Für das Projekt müssten etwa 2,5 Millionen Franken jährlich aufgeworfen werden.
Jedenfalls
war der gute Wille Cramers ersichtlich, auf die Pädagogen einen Schritt
zuzugehen. Das ist auch bitter nötig. Wie die Schulkonferenz-Präsidentin Gaby
Hintermann in ihrer Ansprache sagte, verliere das System Schule in Basel-Stadt
in letzter Zeit deutlich an Widerstandsfähigkeit. «Auch ich selbst fühle mich
langsam ausgelaugt.» In der Zeit der Reformen sei einiges unter die Räder
gekommen.

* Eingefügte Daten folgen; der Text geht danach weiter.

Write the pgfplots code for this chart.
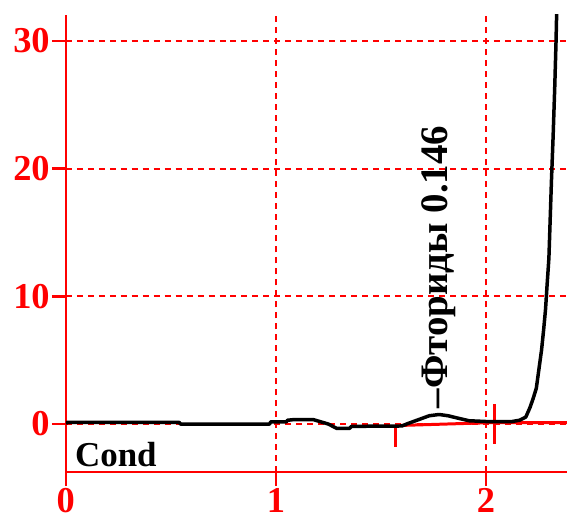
\documentclass[border=0pt]{standalone}
\usepackage{fontspec}
\setmainfont{Liberation Serif}
\usepackage{pgfplots}
\pgfplotsset{compat=1.18}
\definecolor{rd}{RGB}{255,0,0}
\begin{document}
\begin{tikzpicture}
\path (-66pt,-49pt) rectangle (502pt,473pt);
\begin{axis}[
  at={(0pt,0pt)}, anchor=south west,
  scale only axis, width=502pt, height=458pt,
  xmin=0, xmax=2.385, ymin=-3.75, ymax=32.03,
  axis x line*=bottom, axis y line*=left,
  axis line style={rd, line width=2.5pt},
  xtick={0,1,2}, ytick={0,10,20,30},
  xtick pos=left, ytick pos=left,
  tick align=outside, major tick length=14pt,
  tick style={rd, line width=2.5pt},
  grid=major,
  major grid style={rd, line width=1.8pt, dash pattern=on 6pt off 5pt},
  tick label style={font=\fontsize{36.5}{40}\selectfont\bfseries, text=rd},
  /pgf/number format/assume math mode=true,
  xticklabel style={inner sep=2.5pt},
  yticklabel style={inner sep=2pt},
  clip=true,
]
% red baseline
\addplot[rd, line width=3pt] coordinates {(1.571,-0.12) (2.043,0.12) (2.385,0.12)};
\addplot[rd, line width=3pt] coordinates {(1.571,-0.12) (1.571,-1.8)};
\addplot[rd, line width=3pt] coordinates {(2.043,1.56) (2.043,-1.56)};
% chromatogram
\addplot[black, line width=3.5pt, line join=round] table {
x y
0.000 0.00
0.004 0.13
0.540 0.13
0.546 0.00
0.970 0.00
0.976 0.18
1.050 0.18
1.056 0.30
1.080 0.34
1.180 0.34
1.250 0.00
1.290 -0.34
1.350 -0.34
1.360 -0.18
1.600 -0.15
1.630 0.05
1.680 0.35
1.730 0.65
1.777 0.75
1.820 0.65
1.870 0.45
1.920 0.26
2.000 0.20
2.125 0.20
2.160 0.30
2.190 0.55
2.210 1.30
2.225 2.00
2.240 2.80
2.250 4.00
2.265 5.80
2.275 7.40
2.284 9.00
2.291 10.80
2.300 13.00
2.306 16.00
2.312 19.00
2.320 22.50
2.328 26.50
2.334 30.00
2.338 33.00
};
\node[rotate=90, anchor=base west, inner sep=0pt, font=\fontsize{39}{42}\selectfont\bfseries]
  at (axis cs:1.818,1.23) {–Фториды 0.146};
\node[anchor=base west, inner sep=0pt, font=\fontsize{35}{40}\selectfont\bfseries]
  at (axis cs:0.043,-3.36) {Cond};
\end{axis}
\end{tikzpicture}
\end{document}
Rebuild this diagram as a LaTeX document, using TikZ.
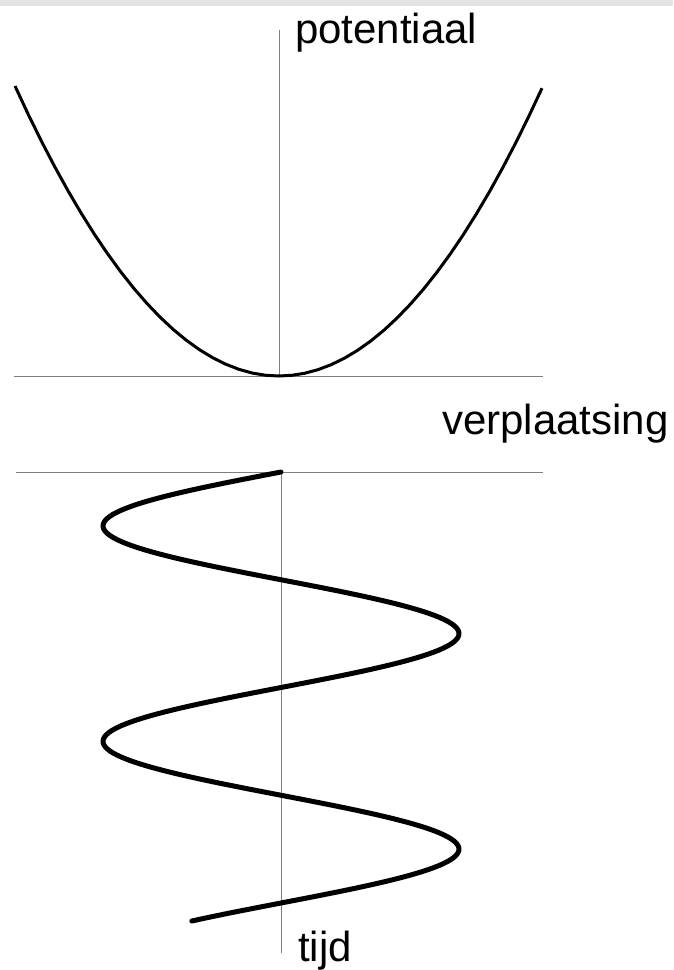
\documentclass[tikz,border=0pt]{standalone}
\usepackage{fontspec}
\setmainfont{Liberation Sans}
\definecolor{topbar}{HTML}{E4E4E4}
\definecolor{axisgray}{HTML}{7F7F7F}
\tikzset{
  axisline/.style={draw=axisgray, line width=1pt},
  curveline/.style={draw=black, line width=3pt, line join=round},
  waveline/.style={draw=black, line width=5pt, line cap=round, line join=round},
  axislabel/.style={inner sep=0pt, anchor=base west, font=\fontsize{42}{50}\selectfont}
}
\begin{document}
\begin{tikzpicture}[x=1pt,y=-1pt]
\useasboundingbox (0,0) rectangle (673,970);
\fill[topbar] (0,0) rectangle (673,6);
% upper graph
\coordinate (pL) at (14,376);
\coordinate (pR) at (543,376);
\coordinate (pT) at (279,30);
\coordinate (pO) at (279,376);
\draw[axisline] (pL) -- (pR);
\draw[axisline] (pT) -- (pO);
\draw[curveline] plot[domain=-264:263, samples=41] ({279+\x}, {376-290*(\x/264)*(\x/264)});
\node[axislabel] (pot) at (295,43) {potentiaal};
% lower graph
\coordinate (tL) at (16,472);
\coordinate (tR) at (543,472);
\coordinate (tO) at (281,472);
\coordinate (tB) at (281,953);
\draw[axisline] (tL) -- (tR);
\draw[axisline] (tO) -- (tB);
\draw[waveline] plot[domain=0:449, samples=220] ({281-178*sin(1.67053*\x)}, {472+\x});
\node[axislabel] (ver) at (442,434) {verplaatsing};
\node[axislabel] (tijd) at (298,961) {tijd};
\end{tikzpicture}
\end{document}
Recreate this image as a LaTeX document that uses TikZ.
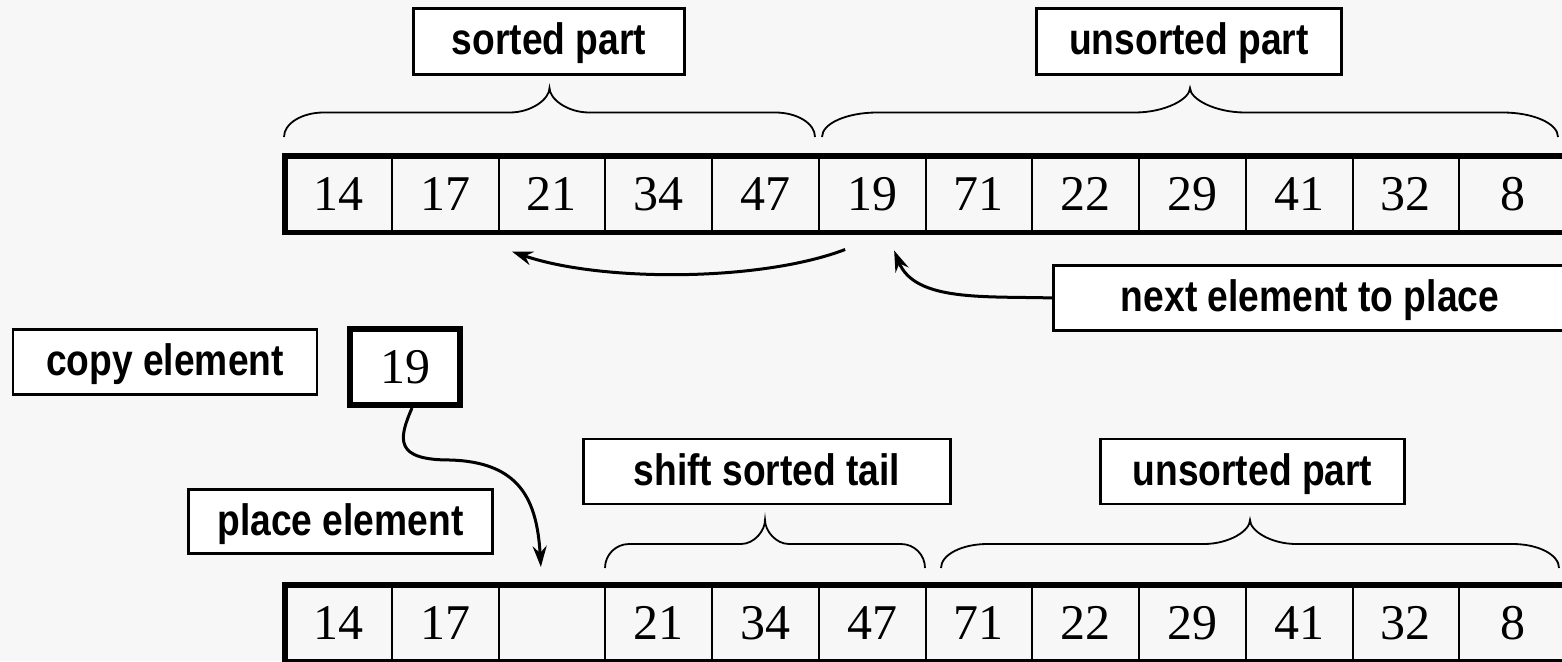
\documentclass[tikz,border=0pt]{standalone}
\usepackage{fontspec}
\setmainfont{Liberation Serif}
\newfontfamily\labelfont[FakeStretch=0.845]{Liberation Sans}
\usetikzlibrary{arrows.meta}
\definecolor{bgc}{RGB}{247,247,247}
\tikzset{
  cell/.style={minimum width=106.75pt, minimum height=76.5pt, inner sep=0pt, outer sep=0pt, font=\fontsize{50}{60}\selectfont},
  arrayframe/.style={line width=5.5pt},
  divider/.style={line width=2pt},
  lbl/.style={draw, fill=white, line width=2.2pt, inner sep=0pt, outer sep=0pt, text height=32pt, text depth=5pt, font=\labelfont\bfseries\fontsize{44}{52}\selectfont},
  valbox/.style={draw, fill=white, line width=6pt, inner sep=0pt, outer sep=0pt, minimum width=110pt, minimum height=76pt, font=\fontsize{50}{60}\selectfont},
  bracestyle/.style={line width=1.8pt},
  arr/.style={line width=3pt, -{Stealth[length=21pt,width=14pt,inset=7pt]}},
}
\newcommand{\mybrace}[4]{%
  \pgfmathsetmacro\brxm{(#1+#2)/2}%
  \pgfmathsetmacro\brym{(#3+#4)/2}%
  \pgfmathsetmacro\brh{(#3-#4)/2}%
  \pgfmathsetmacro\brw{0.075*(#2-#1)}%
  \pgfmathsetmacro\brA{#1+\brw}%
  \pgfmathsetmacro\brAc{#1+0.448*\brw}%
  \pgfmathsetmacro\brB{\brxm-\brw}%
  \pgfmathsetmacro\brBc{\brxm-0.448*\brw}%
  \pgfmathsetmacro\brC{\brxm+\brw}%
  \pgfmathsetmacro\brCc{\brxm+0.448*\brw}%
  \pgfmathsetmacro\brD{#2-\brw}%
  \pgfmathsetmacro\brDc{#2-0.448*\brw}%
  \pgfmathsetmacro\brlo{#3-0.552*\brh}%
  \pgfmathsetmacro\brhi{\brym-0.552*\brh}%
  \draw[bracestyle] (#1,#3) .. controls (#1,\brlo) and (\brAc,\brym) .. (\brA,\brym)
    -- (\brB,\brym) .. controls (\brBc,\brym) and (\brxm,\brhi) .. (\brxm,#4)
    .. controls (\brxm,\brhi) and (\brCc,\brym) .. (\brC,\brym)
    -- (\brD,\brym) .. controls (\brDc,\brym) and (#2,\brlo) .. (#2,#3);
}
\begin{document}
\begin{tikzpicture}[x=1pt,y=-1pt]
\useasboundingbox (0,0) rectangle (1562,661);
\clip (0,0) rectangle (1562,661);
\fill[bgc] (0,0) rectangle (1562,661);

% top array
\foreach \v [count=\i] in {14,17,21,34,47,19,71,22,29,41,32,8}
  \node[cell] (t\i) at ({285+106.75*(\i-0.5)},194.25) {\v};
\foreach \i in {1,...,11}
  \draw[divider] (t\i.north east) -- (t\i.south east);
\draw[arrayframe] (t1.north west) rectangle (t12.south east);

% bottom array
\foreach \v [count=\i] in {14,17,{},21,34,47,71,22,29,41,32,8}
  \node[cell] (b\i) at ({285+106.75*(\i-0.5)},623.25) {\v};
\foreach \i in {1,...,11}
  \draw[divider] (b\i.north east) -- (b\i.south east);
\draw[arrayframe] (b1.north west) rectangle (b12.south east);

% labels
\node[lbl, minimum width=271pt, minimum height=66pt] (sorted) at (549,41.5) {sorted part};
\node[lbl, minimum width=305pt, minimum height=66pt] (unsortedtop) at (1189,41.5) {unsorted part};
\node[lbl, minimum width=513pt, minimum height=65pt] (next) at (1310,298) {next element to place};
\node[lbl, minimum width=304pt, minimum height=65pt] (copy) at (165,362) {copy element};
\node[valbox] (c19) at (405,367) {19};
\node[lbl, minimum width=304pt, minimum height=64pt] (place) at (340.5,521.5) {place element};
\node[lbl, minimum width=367pt, minimum height=65pt] (shift) at (767,471.5) {shift sorted tail};
\node[lbl, minimum width=304pt, minimum height=65pt] (unsortedbot) at (1252.5,471.5) {unsorted part};

% braces
\mybrace{284}{815}{137}{88}
\mybrace{822}{1558}{137}{88}
\mybrace{605}{925}{568}{520}
\mybrace{941}{1559}{568}{520}

% arrows
\draw[arr] ([shift={(-27,17)}]t6.south) .. controls (760,282) and (600,282) .. ([shift={(-40,19)}]t3.south);
\draw[arr] (next.west) .. controls (985,296) and (915,302) .. ([shift={(22,18)}]t6.south);
\draw[arr] ([shift={(7,3)}]c19.south) .. controls (398,440) and (395,460) .. (450,460)
  .. controls (520,462) and (537,500) .. ([shift={(-11,-18)}]b3.north);
\end{tikzpicture}
\end{document}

Die Menge der zu verarbeitenden Aufgaben sei riesig geworden. «Immer
mehr Mails und Infos, die man kaum mehr verarbeiten kann.» Ein Kollege habe die
Situation kürzlich folgendermassen zusammengefasst: «Wir optimieren uns grad zu
Tode!»
Hintermann
appellierte denn auch an Cramer, die Lehrpersonen wieder vermehrt selber machen
und ihre eigenen Ideen umsetzen zu lassen. Diese seien nämlich durchaus fähig,
Verantwortung zu übernehmen und Projekte zu entwickeln. «Lassen Sie diesen
Ressourcenschatz nicht ungenutzt! Überlassen Sie uns wieder mehr uns selbst.»
Zum Schluss verlor der Bildungsdirektor noch eine Wette, sodass er im kommenden
Schuljahr an der Primarschule, in Tagesstrukturen und an der Sek beim
Rüeblischälen oder als Pausenaufsicht seine Wettschulden abstottern muss.